The odd thing about the hospital visit though, was the combination of being bored and distracted that happens. I took along the Peter Carey novel, Parrot and Olivier in America, which I know I'll just love. It seems to be a bit more like Illywacker in style, which is my fave of his. But no, I couldn't immerse myself in it as machines beeped etc. So just in case, I took along my cheapo, lolly-pink, portable DVD player I'd bought in the hope of doing more yoga and boxing workouts in the shed (which I've managed about 5 times so far, but here's hoping), and a set of the HBO series "True Blood" that I'd been given for Christmas. Well. My oh my. Funny and clever and just the ticket, although sitting by your sleeping child's bedside holding her hand while watching an erotic and explicit, blood filled scene of vampire sex, when a nurse comes up behind you to ask some question or other that I missed because of earphones, is a bit bizarre.

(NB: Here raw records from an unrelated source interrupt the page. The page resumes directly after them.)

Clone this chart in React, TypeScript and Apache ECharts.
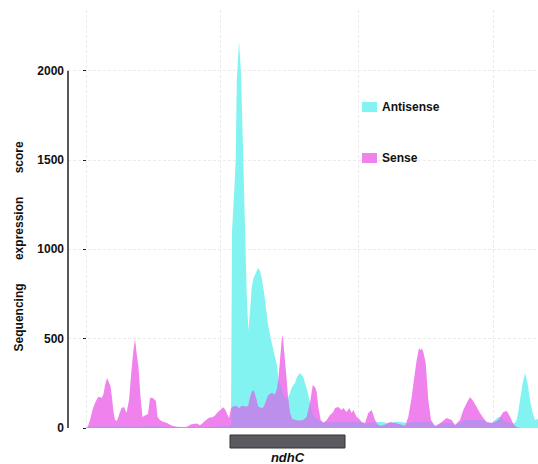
import React, { useEffect, useRef } from "react";
import * as echarts from "echarts";

// Genomic positions (relative units) shared by both strands
const positions = [
  0, 2, 4, 7, 9, 12, 14, 16, 17.5, 19, 21, 23, 24.5, 26, 27.5, 29, 31, 33, 35.5, 38,
  40.5, 43, 45.5, 47.5, 49, 51, 52.5, 54.5, 56.5, 59, 62, 64, 66, 68, 70, 71.5, 74, 77, 81, 84,
  87, 91, 95, 99, 102, 104, 107, 111, 114, 117, 120, 123, 127, 129, 131, 133, 135, 137, 139, 141,
  143, 145, 146, 148, 149.7, 150.8, 153, 155, 157.3, 159, 160.7, 162.3, 164, 165.7, 167.5, 170, 172, 174, 176, 178,
  180, 182, 184, 186, 189, 191, 192.3, 194, 195.7, 196.7, 198.3, 200.7, 202.3, 204, 206, 209, 211, 214, 217.3, 220.7,
  224, 226.7, 229, 230.7, 232.3, 234.7, 237.3, 240.7, 244, 247.3, 249, 252.3, 255.7, 257.3, 260.7, 263.3, 265.7, 267.3, 270.7, 273.3,
  275.7, 279, 282.3, 285.7, 289, 292.3, 295.7, 300.7, 304, 309, 314, 319, 322.3, 325.7, 328.3, 330.7, 333, 334.5, 336, 337.3,
  339.7, 342.3, 345, 349, 352, 355.7, 360.7, 365.7, 369, 374, 377.3, 380.7, 384, 387.3, 390.7, 394, 397.3, 400.7, 405.7, 409,
  412.3, 415, 417.3, 420.7, 424, 426.7, 429, 430.7, 432.5, 434, 436.7, 439, 441.3, 444, 446.7, 449, 452,
];

const sense = [
  0, 10, 45, 110, 140, 174, 172, 170, 190, 240, 280, 255, 235, 170, 90, 45, 40, 73, 112, 118,
  84, 157, 325, 440, 498, 400, 342, 174, 62, 70, 78, 168, 170, 162, 150, 62, 45, 35, 28, 18,
  11, 7, 5, 5, 10, 18, 22, 25, 15, 30, 45, 58, 62, 70, 84, 95, 105, 116, 105, 80,
  56, 110, 118, 120, 125, 120, 110, 120, 125, 118, 120, 125, 170, 200, 213, 170, 120, 115, 110, 120,
  150, 180, 190, 196, 185, 220, 269, 381, 493, 521, 420, 269, 157, 84, 50, 45, 42, 40, 45, 62,
  140, 240, 230, 202, 118, 45, 28, 45, 73, 90, 112, 118, 101, 112, 90, 112, 84, 101, 62, 50,
  34, 28, 84, 101, 45, 17, 11, 22, 34, 28, 20, 11, 62, 174, 286, 381, 448, 435, 445, 426,
  364, 157, 45, 11, 20, 34, 56, 45, 17, 45, 101, 140, 174, 150, 118, 84, 56, 34, 28, 34,
  45, 70, 90, 95, 65, 30, 11, 5, 2, 0, 0, 0, 0, 0, 0, 0, 0,
];

const antisense = [
  0, 3, 5, 8, 8, 8, 8, 8, 8, 8, 8, 8, 8, 8, 8, 8, 8, 8, 8, 8,
  8, 8, 8, 8, 8, 8, 8, 8, 8, 8, 10, 10, 10, 10, 10, 8, 8, 8, 6, 6,
  5, 5, 5, 5, 5, 5, 5, 5, 5, 6, 6, 6, 8, 8, 8, 8, 10, 10, 10, 10,
  10, 20, 1100, 1300, 1500, 1950, 2163, 1990, 1500, 1120, 750, 549, 650, 790, 840, 870, 896, 880, 830, 760,
  670, 580, 520, 470, 398, 350, 286, 250, 215, 200, 175, 165, 174, 196, 230, 252, 286, 308, 285, 220,
  145, 75, 55, 50, 45, 40, 34, 32, 32, 32, 35, 35, 35, 35, 35, 35, 35, 35, 35, 35,
  30, 25, 30, 30, 30, 34, 34, 30, 28, 34, 35, 30, 30, 32, 35, 35, 35, 35, 35, 35,
  35, 35, 30, 10, 15, 25, 30, 30, 15, 30, 45, 45, 45, 45, 45, 45, 45, 30, 28, 45,
  62, 62, 45, 35, 30, 25, 30, 45, 100, 157, 252, 308, 260, 157, 84, 45, 50,
];

const seriesNames = ["Antisense", "Sense"];
const yTicks = [0, 500, 1000, 1500, 2000];
const verticalGrid = [0, 134, 272, 407];
const geneName = "ndhC";
const geneStart = 144;
const geneEnd = 259;
const yTitleWords = ["Sequencing", "expression", "score"];

const CYAN = "#82F3F1";
const PINK = "#EF82EC";
const LAVENDER = "#BD8FEC";
const FONT = "'Liberation Sans', Arial, Helvetica, sans-serif";
const X_MIN = -18;
const X_MAX = 452;
const Y_MAX = 2340;

export default function App() {
  const ref = useRef<HTMLDivElement>(null);

  useEffect(() => {
    document.body.style.margin = "0";
    const chart = echarts.init(ref.current!, null, { renderer: "svg" });

    const antiData = positions.map((x, i) => [x, antisense[i]]);
    const senseData = positions.map((x, i) => [x, sense[i]]);
    const overlapData = positions.map((x, i) => [x, Math.min(sense[i], antisense[i])]);

    const gridStyle = { color: "#ebebeb", width: 1, type: [3, 2] as any };
    const gap = "\u00a0".repeat(7);

    const option: any = {
      animation: false,
      backgroundColor: "#ffffff",
      grid: { left: 68, right: 0, top: 10, bottom: 36, containLabel: false },
      legend: {
        orient: "vertical",
        left: 362,
        top: 101,
        itemGap: 39,
        itemWidth: 15,
        itemHeight: 10,
        icon: "rect",
        padding: 0,
        z: 10,
        selectedMode: false,
        data: seriesNames,
        textStyle: { fontFamily: FONT, fontSize: 12, fontWeight: "bold", color: "#111" },
      },
      xAxis: {
        type: "value",
        min: X_MIN,
        max: X_MAX,
        show: false,
      },
      yAxis: {
        type: "value",
        min: 0,
        max: Y_MAX,
        interval: 500,
        axisLine: { show: false },
        splitLine: { show: false },
        axisTick: {
          show: true,
          customValues: yTicks,
          length: 3,
          lineStyle: { color: "#222", width: 1 },
        },
        axisLabel: {
          customValues: yTicks,
          formatter: (v: number) => (yTicks.indexOf(v) >= 0 ? String(v) : ""),
          margin: 4,
          fontFamily: FONT,
          fontSize: 12,
          fontWeight: "bold",
          color: "#111",
        },
      },
      series: [
        {
          name: "guides",
          type: "line",
          data: [[0, 0]],
          symbol: "none",
          lineStyle: { opacity: 0 },
          silent: true,
          z: 0,
          markLine: {
            silent: true,
            z: 0,
            symbol: ["none", "none"],
            label: { show: false },
            animation: false,
            data: [
              ...verticalGrid.map((v) => ({ xAxis: v, lineStyle: gridStyle })),
              ...yTicks.filter((v) => v > 0).map((v) => ({ yAxis: v, lineStyle: gridStyle })),
              [
                { coord: [X_MIN, 0], lineStyle: { color: "#222", width: 1.5, type: "solid" } },
                { coord: [X_MIN, yTicks[yTicks.length - 1]] },
              ],
            ],
          },
        },
        {
          name: seriesNames[0],
          type: "line",
          data: antiData,
          symbol: "none",
          color: CYAN,
          lineStyle: { width: 0 },
          areaStyle: { color: CYAN, opacity: 1 },
          z: 2,
          silent: true,
        },
        {
          name: seriesNames[1],
          type: "line",
          data: senseData,
          symbol: "none",
          color: PINK,
          lineStyle: { width: 0 },
          areaStyle: { color: PINK, opacity: 1 },
          z: 3,
          silent: true,
        },
        {
          name: "overlap",
          type: "line",
          data: overlapData,
          symbol: "none",
          color: LAVENDER,
          lineStyle: { width: 0 },
          areaStyle: { color: LAVENDER, opacity: 1 },
          z: 4,
          silent: true,
        },
      ],
    };

    chart.setOption(option);

    const p0 = chart.convertToPixel({ gridIndex: 0 }, [geneStart, 0]) as number[];
    const p1 = chart.convertToPixel({ gridIndex: 0 }, [geneEnd, 0]) as number[];
    const yTop = chart.convertToPixel({ gridIndex: 0 }, [0, yTicks[yTicks.length - 1]]) as number[];

    chart.setOption({
      graphic: [
        {
          type: "rect",
          shape: { x: p0[0], y: p0[1] + 7, width: p1[0] - p0[0], height: 13 },
          style: { fill: "#5b5a60", stroke: "#333", lineWidth: 1 },
          silent: true,
        },
        {
          type: "text",
          x: (p0[0] + p1[0]) / 2,
          y: p0[1] + 29,
          style: {
            text: geneName,
            fontFamily: FONT,
            fontSize: 13,
            fontWeight: "bold",
            fontStyle: "italic",
            fill: "#111",
            align: "center",
            verticalAlign: "middle",
          },
          silent: true,
        },
        {
          type: "text",
          x: 19,
          y: (p0[1] + yTop[1]) / 2 - 3,
          rotation: Math.PI / 2,
          style: {
            text: yTitleWords.join(gap),
            fontFamily: FONT,
            fontSize: 12,
            fontWeight: "bold",
            fill: "#111",
            align: "center",
            verticalAlign: "middle",
          },
          silent: true,
        },
      ],
    });

    return () => chart.dispose();
  }, []);

  return (
    <div
      ref={ref}
      style={{ position: "absolute", left: 0, top: 0, width: 538, height: 464 }}
    />
  );
}
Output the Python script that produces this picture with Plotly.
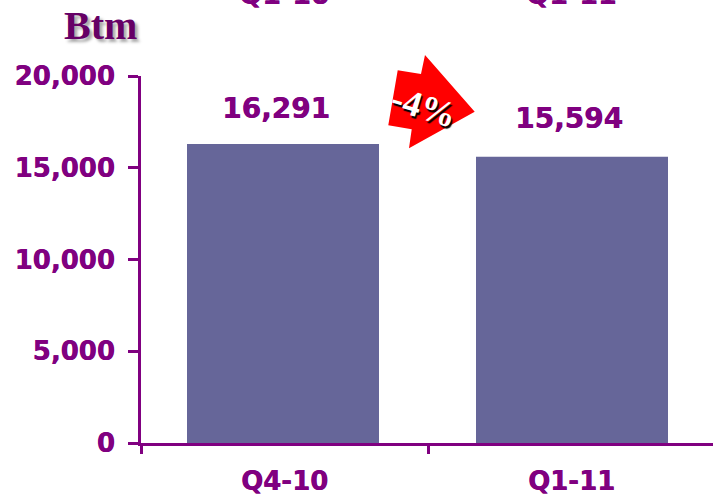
import plotly.graph_objects as go

categories = ["Q4-10", "Q1-11"]
values = [16291, 15594]
top_labels = ["Q1-10", "Q1-11"]
tick_vals = [0, 5000, 10000, 15000, 20000]
tick_text = ["0", "5,000", "10,000", "15,000", "20,000"]
label_xshift = [-9, -3]
label_yshift = [17, 20]

PURPLE = "#800080"
BAR = "#666699"
HEAVY = "0.5px 0 0 #800080"
W, H = 713, 496
L, T, B = 141, 76, 53
PW, PH = W - L, H - T - B
CAT = 287  # pixels per category
BAR_W = 192 / CAT
bar_offset = [-BAR_W / 2 - 1.5 / CAT, -BAR_W / 2 + 0.5 / CAT]


def px(x):
    return (x - L) / PW


def py(y):
    return (H - B - y) / PH


arrow_pts = [(474.7, 111.7), (425, 55), (421, 74), (397.7, 70.3),
             (388.3, 125.3), (411.7, 129.3), (409, 148.3)]
arrow_path = "M " + " L ".join(f"{px(a):.4f} {py(b):.4f}" for a, b in arrow_pts) + " Z"

fig = go.Figure(go.Bar(x=categories, y=values, marker=dict(color=BAR, line_width=0),
                       width=BAR_W, offset=bar_offset, hoverinfo="skip"))

ann = []
for c, v, s, ys in zip(categories, values, label_xshift, label_yshift):
    ann.append(dict(x=c, y=v, xref="x", yref="y", text=f"{v:,}", showarrow=False,
                    xshift=s, yanchor="bottom", yshift=ys,
                    font=dict(family="DejaVu Sans", size=28, color=PURPLE, weight="bold", shadow=HEAVY)))
for i, t in enumerate(top_labels):
    ann.append(dict(x=i, y=py(12), xref="x", yref="paper", text=t, showarrow=False, yanchor="bottom",
                    font=dict(family="DejaVu Sans", size=27, color=PURPLE, weight="bold", shadow=HEAVY)))
ann.append(dict(x=px(100), y=py(26), xref="paper", yref="paper", text="Btm", showarrow=False,
                xanchor="center", yanchor="middle",
                font=dict(family="Liberation Serif", size=40, color="#660066", weight="bold",
                          shadow="3px 3px 3px #aaaaaa")))
ann.append(dict(x=px(424), y=py(107), xref="paper", yref="paper", text="-4%", showarrow=False,
                textangle=17, xanchor="center", yanchor="middle",
                font=dict(family="Liberation Serif", size=36, color="white", weight="bold",
                          shadow="2px 2px 1px #000000")))

fig.update_layout(
    width=W, height=H, autosize=False, showlegend=False,
    margin=dict(l=L, r=0, t=T, b=B, pad=0, autoexpand=False),
    paper_bgcolor="white", plot_bgcolor="white",
    annotations=ann,
    shapes=[dict(type="path", path=arrow_path, xref="paper", yref="paper",
                 fillcolor="#ff0000", line=dict(width=0), layer="above")],
    xaxis=dict(type="category", categoryorder="array", categoryarray=categories, automargin=False,
               range=[-0.5, -0.5 + PW / CAT], tickson="boundaries", ticks="outside", ticklen=8, tickwidth=3,
               tickcolor=PURPLE, showline=True, linecolor=PURPLE, linewidth=3, showgrid=False,
               zeroline=False, ticklabelstandoff=13,
               tickfont=dict(family="DejaVu Sans", size=26, color=PURPLE, weight="bold", shadow=HEAVY)),
    yaxis=dict(range=[0, 20000], tickvals=tick_vals, ticktext=tick_text, ticks="outside", automargin=False,
               ticklen=10, tickwidth=3, tickcolor=PURPLE, showline=True, linecolor=PURPLE,
               linewidth=3, showgrid=False, zeroline=False, ticklabelstandoff=8,
               tickfont=dict(family="DejaVu Sans", size=26, color=PURPLE, weight="bold", shadow=HEAVY)),
)
fig.write_html("out.html", config=dict(displayModeBar=False),
               post_script="document.body.style.margin='0';document.documentElement.style.overflow='hidden';")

Oh look, four minutes to go before I switch to conscienscious mode, so what else: still reading Hilary Mantel's Place of Greater Safety on the French Revolution, which I'm loving but is taking me forever; read 2/3 of Mary Beard's Don's Life (in book form, not the blog) last night, and was completely engaged; just loved Colm McCann's Let the Great World Spin, but perhaps I already mentioned that.
And am also in a dilemma about an elderly neighbour who I've befriended and/or adopted. She's Italian, and her English is very bad. She's desparately lonely, so I was happy to invite her in and chat to her, and in some ways she's pretty easy going. But she's started to come around every day, and it's a bit exhausting. Even more, she frames her life entirely in terms of hardship, negativity, work and thigns being difficult. I'm not suggesting it hasn't been tough, but the answer to everything is "ver hard, work very hard", not just about herself but about me. If I say what I've done, she'll say, "Oooh, it's so hard for Mama", and I simply cannot and will not frame my life as a negative grind or a tragedy. So I worry that it's just the lefty soft part of me that's doing this, and wonder whether I'd be quite as forgiving if she was an old Anglo woman. Am I being suckered into the Romance of the Migrant Story? But there are also things I quite like about it, and I'm more than happy to explain why the letter she got from the govt is ok, and doesn't mean she's in trouble, to pick up things for her, to give her a glass of wine on the lounge. But I'm goign to ask some Italian speaking friends for some words to throw into the conversation, to try to explain why I need to be strong, resilient, positive, happy. I tried to ask her yesterday when she'd been most happy in her life, what made her happy, and she just said, "I no ounderstand", and I don't think it was just the language. A reminder, instead, about the different way lives are lived and understood.
Ooops, two minutes past 9, the guilt clock is ticking. Better go.